Rupert Holmes’ score is melodic and tuneful, full of robust compositions, charming ballads, and finely-crafted music hall ditties.  The lyrics are witty and full of amusing and entertaining word play.

The cast, a mix of experienced actors and students in the University of Connecticut’s acting program, is full of first-rate performers, all with handsome singing voices.  They are led by Emily Ferranti as the adventurous Edwin Drood.  She exudes a spirited confidence and possesses a powerful singing voice that gorgeously resonates throughout the Jorgensen auditorium.  Kurt Zischke is marvelous as the mischievous, impetuous, and off-color Chairman.  He needs to subversively insert himself into the production without causing the show’s tempo to slow or go off course.  The actor carries out this task with virtuosity and aplomb.  Bryan Mittelstadt is convincingly menacing as the lustful, slightly off-kilter John Jasper.  Graceann Brooks is alluring and refined as the much sought after Rosa Bud.  Mauricio Miranda gives Neville Landless an enigmatic air.  He is suitably combative as well as passionate, an excellent counterpoint to the other characters.  Kelly Lester brings a seasoned professionalism to the role of Princess Puffer, offering a perfect balance to the younger cast members.

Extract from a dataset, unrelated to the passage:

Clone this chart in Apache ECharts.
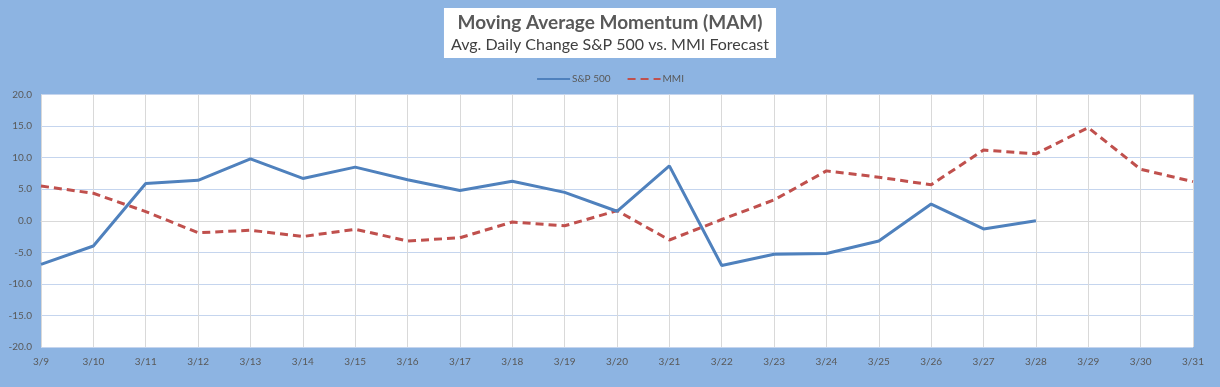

Director Paul Mullins corrals an energetic cast that is clearly having a good time both on and off stage.  He keeps the dynamics flowing and seamlessly transitions the musical through a multitude of scenes.  Mullins also skillfully orchestrates the audience participation portion of the show, keeping this segment from teetering out of control.

Scenic Designer Alexander Woodward has fashioned over half a dozen sets that are modest in execution, but perfectly rendered for the music hall environs.

The Mystery of Edwin Drood, a crowd-pleasing musical, at the Connecticut Repertory Theatre through March 10th.